The report by Material Focus has discovered that 300,000 tonnes of WEEE (waste electrical and electronic equipment) are thrown away each year by UK homes and businesses. This waste contains large amounts of invaluable materials, including gold, silver and palladium. These materials are often mined for virgin equivalents, which leaves an environmental footprint.
What is WEEE?
WEEE stands for Waste and Electrical and Electronic Equipment. The term includes items such as:
- large household appliances (eg fridges, cookers, microwaves)
- small household appliances (eg vacuum cleaners, irons, toasters)
- IT and telecommunications equipments (eg personal computers, copying equipments, telephones)
- cosumer equipments (radios, televisions, camcorders)
- Lighting equipment
If not treated properly, WEEE can transmit toxic chemicals into the environment, damaging the ecosystem and the people who live there. For this reason, any company who puts these items onto the market have obligations under the WEEE regulations to manage and dispose of them properly.

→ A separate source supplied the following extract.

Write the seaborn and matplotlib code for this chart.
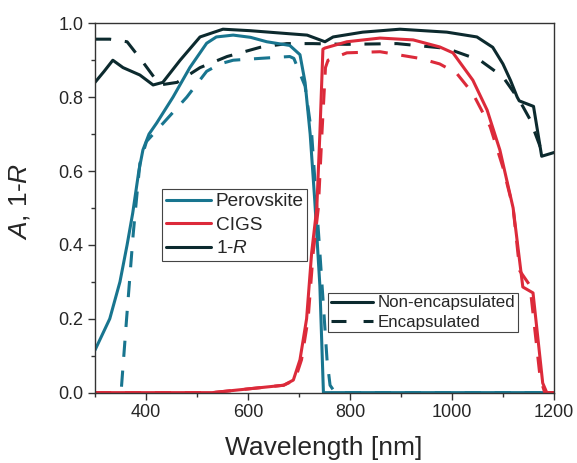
import matplotlib
matplotlib.use("Agg")
import matplotlib.pyplot as plt
from matplotlib.lines import Line2D
from matplotlib.ticker import MultipleLocator, FormatStrFormatter
import pandas as pd
import seaborn as sns

# Perovskite absorptance
pero_wl = [300, 329, 349, 363, 374, 386, 394, 406, 421, 453, 486, 519, 538, 571, 605, 637, 682, 702, 712, 722, 731, 741, 748, 760, 1200]
pero_A = [0.115, 0.20, 0.30, 0.40, 0.486, 0.60, 0.657, 0.70, 0.73, 0.80, 0.88, 0.946, 0.963, 0.968, 0.962, 0.95, 0.94, 0.915, 0.84, 0.70, 0.52, 0.29, 0.0, 0.0, 0.0]
pero_enc_wl = [352, 362, 375, 388, 401, 434, 480, 519, 545, 571, 624, 682, 690, 712, 725, 741, 755, 761, 771, 1200]
pero_enc_A = [0.016, 0.20, 0.43, 0.62, 0.68, 0.73, 0.80, 0.87, 0.89, 0.90, 0.905, 0.91, 0.905, 0.83, 0.70, 0.38, 0.09, 0.02, 0.0, 0.0]

# CIGS absorptance
cigs_wl = [300, 530, 600, 670, 689, 702, 715, 725, 735, 741, 747, 751, 794, 859, 924, 976, 1002, 1041, 1069, 1094, 1120, 1139, 1159, 1178, 1186, 1200]
cigs_A = [0.0, 0.0, 0.01, 0.02, 0.034, 0.089, 0.20, 0.38, 0.50, 0.70, 0.93, 0.933, 0.95, 0.96, 0.955, 0.936, 0.92, 0.846, 0.765, 0.657, 0.50, 0.286, 0.27, 0.026, 0.0, 0.0]
cigs_enc_wl = [300, 530, 600, 670, 692, 705, 718, 728, 738, 745, 752, 757, 794, 859, 937, 976, 1009, 1041, 1075, 1100, 1120, 1133, 1153, 1173, 1182, 1200]
cigs_enc_A = [0.0, 0.0, 0.01, 0.02, 0.034, 0.089, 0.20, 0.38, 0.50, 0.70, 0.88, 0.90, 0.92, 0.923, 0.905, 0.89, 0.865, 0.81, 0.72, 0.61, 0.50, 0.33, 0.29, 0.04, 0.0, 0.0]

# 1-R
r_wl = [300, 318, 335, 355, 388, 414, 433, 467, 506, 551, 604, 669, 716, 751, 767, 825, 898, 990, 1049, 1080, 1100, 1115, 1128, 1132, 1160, 1176, 1200]
r_val = [0.84, 0.87, 0.90, 0.88, 0.86, 0.833, 0.84, 0.90, 0.963, 0.984, 0.98, 0.973, 0.968, 0.95, 0.963, 0.976, 0.984, 0.976, 0.963, 0.935, 0.89, 0.845, 0.80, 0.79, 0.775, 0.64, 0.65]
r_enc_wl = [300, 329, 363, 394, 427, 461, 506, 559, 624, 676, 727, 794, 892, 990, 1055, 1100, 1133, 1153, 1173, 1198]
r_enc_val = [0.957, 0.957, 0.95, 0.895, 0.833, 0.84, 0.88, 0.91, 0.935, 0.945, 0.945, 0.943, 0.945, 0.932, 0.90, 0.855, 0.79, 0.74, 0.666, 0.65]

c_pero = "#18758f"
c_cigs = "#dc2a3a"
c_r = "#0c2a2e"

sns.set_style("ticks")
plt.rcParams["font.family"] = ["Liberation Sans", "DejaVu Sans"]
plt.rcParams["mathtext.fontset"] = "custom"
plt.rcParams["mathtext.it"] = "Liberation Sans:italic"
plt.rcParams["mathtext.rm"] = "Liberation Sans"

fig = plt.figure(figsize=(5.77, 4.63), dpi=100)
ax = fig.add_axes([0.1646, 0.152, 0.7954, 0.7977])

lw = 2.2
dash = (5.3, 4.5)
series = [
    (r_wl, r_val, c_r, "-"), (r_enc_wl, r_enc_val, c_r, "--"),
    (pero_enc_wl, pero_enc_A, c_pero, "--"), (pero_wl, pero_A, c_pero, "-"),
    (cigs_enc_wl, cigs_enc_A, c_cigs, "--"), (cigs_wl, cigs_A, c_cigs, "-"),
]
for wl, val, col, ls in series:
    df = pd.DataFrame({"wl": wl, "val": val})
    sns.lineplot(data=df, x="wl", y="val", ax=ax, color=col, linewidth=lw,
                 estimator=None, sort=False)
    if ls == "--":
        ax.lines[-1].set_dashes(dash)

ax.set_xlim(300, 1200)
ax.set_ylim(0, 1.0)
ax.xaxis.set_major_locator(MultipleLocator(200))
ax.xaxis.set_minor_locator(MultipleLocator(100))
ax.yaxis.set_major_locator(MultipleLocator(0.2))
ax.yaxis.set_minor_locator(MultipleLocator(0.1))
ax.yaxis.set_major_formatter(FormatStrFormatter("%.1f"))
ax.tick_params(which="major", direction="out", length=5, width=1, labelsize=13, color="#333333")
ax.tick_params(which="minor", direction="out", length=3, width=1, color="#333333")
for s in ax.spines.values():
    s.set_linewidth(1.0)
    s.set_color("#333333")
ax.set_xlabel("Wavelength [nm]", fontsize=19)
ax.set_ylabel("$A$, 1-$R$", fontsize=19)
ax.xaxis.set_label_coords(0.498, -0.118)
ax.yaxis.set_label_coords(-0.137, 0.519)

h1 = [Line2D([], [], color=c_pero, lw=lw), Line2D([], [], color=c_cigs, lw=lw),
      Line2D([], [], color=c_r, lw=lw)]
leg1 = ax.legend(h1, ["Perovskite", "CIGS", "1-$R$"], loc="upper left",
                 bbox_to_anchor=(0.146, 0.551), fontsize=13.7, frameon=True, fancybox=False,
                 edgecolor="#444444", framealpha=1, borderpad=0.2, labelspacing=0.33,
                 handlelength=2.36, handletextpad=0.26, borderaxespad=0)
leg1.get_frame().set_linewidth(0.8)
ax.add_artist(leg1)

h2 = [Line2D([], [], color=c_r, lw=lw),
      Line2D([], [], color=c_r, lw=lw, dashes=(4.9, 5.6))]
leg2 = ax.legend(h2, ["Non-encapsulated", "Encapsulated"], loc="upper left",
                 bbox_to_anchor=(0.508, 0.27), fontsize=12.2, frameon=True, fancybox=False,
                 edgecolor="#444444", framealpha=1, borderpad=0.15, labelspacing=0.25,
                 handlelength=2.5, handletextpad=0.3, borderaxespad=0)
leg2.get_frame().set_linewidth(0.8)

fig.savefig("out.png", dpi=100)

The Economic Effects of Material Waste
Material Waste’s report states that that the UK is losing at least £14 million worth of important materials each year through e-waste.
“If the UK invested in new processing infrastructure, we could capture more of these valuable materials”, Scott Butler, executive director of Material Focus, said.
Butler also pointed to investment opportunities in “building a circular economy for critical raw materials in the UK.” With the demand for raw materials growing, the creation of jobs to recover these materials is imperative to economic growth.
The UK is one of the largest generators of e-waste in the world; 1.6 million tonnes of new electricals are bought each year, with 500,000 tonnes wasted through landfill, hoarding, stealing, or illegal exportation. With proper WEEE refulations and infrastructure, many experts believe that we would be able to properly recover these materials.